Les régions face au défi de la mise en concurrence de la SNCF sur les TER
Avec l’ouverture des trafics TER à la concurrence, et les élections régionales en juin, les cartes des mobilités régionales sont rebattues, les modalités des appels d’offre aussi.
« Les régions ont compris que leur sort ferroviaire pouvait être amélioré par la concurrence », analyse le journaliste Gilles Dansart (Mobilettre). Quatre TER se sont engagés sur la voie d’une mise en concurrence : Sud, Hauts-de-France, Grand Est et Pays de la Loire (et l’Ile-de-France pour Transilien). Grand Est et Sud sont les deux régions les plus en avance.

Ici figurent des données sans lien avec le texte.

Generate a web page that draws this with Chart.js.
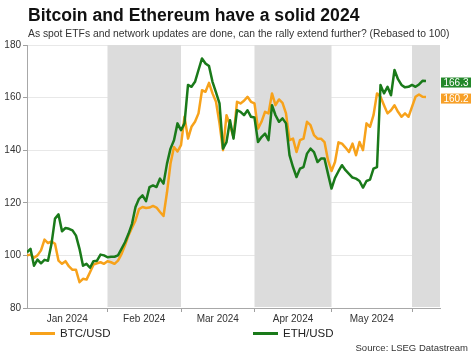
<!DOCTYPE html>
<html><head><meta charset="utf-8">
<script src="https://cdn.jsdelivr.net/npm/chart.js@4"></script>
<style>
html,body{margin:0;padding:0;background:#fff;}
#wrap{position:relative;width:474px;height:355px;font-family:"Liberation Sans",Arial,sans-serif;color:#222;overflow:hidden}
#c{position:absolute;left:0;top:0}
.t{position:absolute;white-space:nowrap;}
#title{left:28px;top:5.5px;font-size:17.6px;font-weight:bold;line-height:18px;color:#111}
#sub{left:28px;top:28.5px;font-size:10.35px;line-height:10.5px;color:#333}
.leg{position:absolute;top:326.5px;font-size:11.5px;line-height:13px;color:#222;white-space:nowrap}
.sw{position:absolute;top:331.5px;width:25px;height:3px}
#src{right:6px;top:343px;font-size:9.5px;line-height:10px;color:#333}
</style></head>
<body>
<div id="wrap">
<canvas id="c" width="474" height="355"></canvas>
<div class="t" id="title">Bitcoin and Ethereum have a solid 2024</div>
<div class="t" id="sub">As spot ETFs and network updates are done, can the rally extend further? (Rebased to 100)</div>
<div class="sw" style="left:30px;background:#f7a21b"></div>
<div class="leg" style="left:60px">BTC/USD</div>
<div class="sw" style="left:253px;background:#1a7a1a"></div>
<div class="leg" style="left:283px">ETH/USD</div>
<div class="t" id="src">Source: LSEG Datastream</div>
</div>
<script>
// Weekday index: 0 = 1 Jan 2024
const monthLabels = ['Jan 2024','Feb 2024','Mar 2024','Apr 2024','May 2024'];
const monthStarts = [0, 23, 44, 65, 87, 110];   // first weekday index of Jan..Jun
const shadedRanges = [[23, 44], [65, 87], [110, 118]];
const xMax = 118;
const yTicks = [80, 100, 120, 140, 160, 180];

const btcValues = [
 100.0,100.3,99.1,100.0,101.9,106.0,104.7,105.3,104.4,98.0,
 96.8,97.8,95.8,94.5,94.5,89.8,91.1,90.8,93.6,96.5,
 97.0,97.4,96.8,97.8,97.4,96.8,98.0,100.5,103.8,107.6,
 110.5,113.3,117.6,118.4,118.0,118.2,118.8,118.2,116.5,115.0,
 124.0,134.9,141.2,139.5,141.9,152.7,144.4,148.9,150.8,154.0,
 162.8,162.2,165.6,161.6,158.4,150.2,140.0,153.3,149.5,145.0,
 158.4,157.8,158.8,160.3,158.4,157.8,148.2,150.8,154.6,154.0,
 161.6,157.1,159.3,158.0,154.0,143.8,144.4,139.3,143.8,144.4,
 150.8,149.5,145.7,144.4,144.4,143.1,136.2,132.1,135.5,143.0,
 142.5,141.0,139.3,142.5,138.1,143.1,140.0,150.2,148.9,153.3,
 161.6,160.3,157.1,154.0,155.2,157.1,154.6,152.7,154.0,152.7,
 156.5,160.3,161.2,160.3,160.2
];
const ethValues = [
 101.2,102.5,96.1,98.4,97.0,98.3,98.0,104.4,114.0,115.6,
 109.2,110.4,110.1,109.5,107.5,102.5,96.1,96.8,95.3,97.8,
 98.0,100.3,100.0,99.3,99.5,99.5,100.0,102.5,105.0,108.2,
 112.0,118.4,121.5,122.8,120.6,126.0,126.6,126.0,129.2,127.3,
 134.9,140.6,143.8,150.2,147.6,150.2,164.8,164.1,166.0,170.5,
 174.9,173.0,172.0,166.0,162.0,157.8,140.6,143.1,151.4,144.4,
 155.2,154.6,153.3,155.2,152.7,152.4,143.1,145.0,146.3,143.8,
 157.1,153.3,150.8,152.1,150.2,138.1,133.6,129.8,133.0,133.6,
 138.7,140.6,139.3,135.5,136.8,136.8,131.0,125.4,129.5,132.0,
 134.3,132.4,131.0,129.6,129.2,128.3,125.8,128.3,128.8,133.0,
 133.6,164.8,161.6,164.1,160.9,170.5,167.0,164.8,163.9,164.1,
 164.8,164.1,165.0,166.4,166.3
];

const BTC_COLOR = '#f7a21b', ETH_COLOR = '#1a7a1a';
const BTC_BOX = '#f7a028', ETH_BOX = '#23882a';

const toPts = arr => arr.map((v, i) => ({x: i, y: v}));

const shadePlugin = {
  id: 'shade',
  beforeDatasetsDraw(chart) {
    const {ctx, chartArea: a, scales: {x}} = chart;
    ctx.save();
    ctx.fillStyle = '#dcdcdc';
    shadedRanges.forEach(([s, e]) => {
      const x0 = x.getPixelForValue(s), x1 = x.getPixelForValue(e);
      ctx.fillRect(x0, a.top, x1 - x0, a.bottom - a.top - 1);
    });
    ctx.restore();
  }
};

const endLabelPlugin = {
  id: 'endLabels',
  afterDatasetsDraw(chart) {
    const {ctx, chartArea: a, scales: {y}} = chart;
    ctx.save();
    chart.data.datasets.forEach(ds => {
      const last = ds.data[ds.data.length - 1].y;
      const yy = y.getPixelForValue(last) + 1.5;
      ctx.fillStyle = ds.boxColor;
      ctx.fillRect(a.right + 1, yy - 5, 30, 10);
      ctx.fillStyle = '#ffffff';
      ctx.font = '10px "Liberation Sans", Arial, sans-serif';
      ctx.textAlign = 'center';
      ctx.textBaseline = 'middle';
      ctx.fillText(last.toFixed(1), a.right + 16, yy + 0.5);
    });
    ctx.restore();
  }
};

new Chart(document.getElementById('c'), {
  type: 'line',
  data: {
    datasets: [
      {label: 'BTC/USD', data: toPts(btcValues), borderColor: BTC_COLOR, boxColor: BTC_BOX,
       borderWidth: 2.5, pointRadius: 0, tension: 0, borderJoinStyle: 'round', order: 2},
      {label: 'ETH/USD', data: toPts(ethValues), borderColor: ETH_COLOR, boxColor: ETH_BOX,
       borderWidth: 2.5, pointRadius: 0, tension: 0, borderJoinStyle: 'round', order: 1}
    ]
  },
  options: {
    responsive: false,
    animation: false,
    events: [],
    layout: {padding: {left: 0, right: 34, top: 45, bottom: 27}},
    plugins: {legend: {display: false}, tooltip: {enabled: false}, title: {display: false}},
    scales: {
      x: {
        type: 'linear', min: 0, max: xMax,
        afterFit: s => { s.height = 20; },
        afterBuildTicks: s => {
          const t = monthStarts.slice(1).map(v => ({value: v}));
          monthLabels.forEach((l, i) => t.push({value: (monthStarts[i] + monthStarts[i + 1]) / 2, name: l}));
          t.sort((a, b) => a.value - b.value);
          s.ticks = t;
        },
        ticks: {
          autoSkip: false, maxRotation: 0, padding: 1,
          color: '#333', font: {family: '"Liberation Sans", Arial, sans-serif', size: 10},
          callback: (v, i, ticks) => ticks[i].name || ''
        },
        grid: {
          drawOnChartArea: false, tickLength: 4,
          tickColor: c => (c.tick && monthStarts.includes(c.tick.value)) ? '#a0a0a0' : 'rgba(0,0,0,0)'
        },
        border: {color: '#a8a8a8'}
      },
      y: {
        min: 80, max: 180,
        afterFit: s => { s.width = 27; },
        afterBuildTicks: s => { s.ticks = yTicks.map(v => ({value: v})); },
        ticks: {padding: 2, color: '#333', font: {family: '"Liberation Sans", Arial, sans-serif', size: 10}},
        grid: {color: '#e8e8e8', tickLength: 4, tickColor: '#a0a0a0'},
        border: {color: '#a8a8a8'}
      }
    }
  },
  plugins: [shadePlugin, endLabelPlugin]
});
</script>
</body></html>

Dans le Grand Est, deux lignes ouvertes à la concurrence
Tout d’abord, Nancy-Vittel-Contrex Ville, ligne de 89 km desservant un pôle touristique important. « SNCF Réseau a fermé la section de ligne entre Pont-Saint-Vincent et Vittel (66 km) fin 2016. Dans le cadre de la convention TER, la possibilité d’expérimenter l’ouverture à la concurrence sur un tronçon isolé était inscrite », explique Mireille Gazin, présidente de la commission Transports et déplacements de la région Grand Est. La remise en état de cette section de ligne est chiffrée à 66 M€.
Nous ouvrons à la concurrence pour challenger la SNCF.
Autre lot ouvert à la concurrence, Bruche-Piémont-Vosges, comprenant notamment le tronçon Épinal-Saint-Dié-des-Vosges (49 km) fermé à la circulation ferroviaire fin 2018. « Les deux appels d’offres sont innovants car ils portent à la fois sur des missions de gestionnaire d’infrastructure et d’exploitation ferroviaire, explique l’élue. Nous ouvrons à la concurrence pour empêcher la dégradation des infrastructures et les fermetures de lignes, et pour challenger la SNCF. » Les nouveautés escomptées ? L’amélioration de l’information en temps réel de l’usager, une meilleure régularité et propreté des trains, la gestion des gares, la relation clients… Le futur concessionnaire pourra par ailleurs proposer de verdir le parc de matériel roulant. La région Grand Est a retenu les candidats admis à présenter leur offre. « Il y en a plusieurs, en groupement.
Le choix d’intégrer la régénération et la maintenance de l’infrastructure à l’exploitation ferroviaire suscite de l’intérêt », complète-t-elle.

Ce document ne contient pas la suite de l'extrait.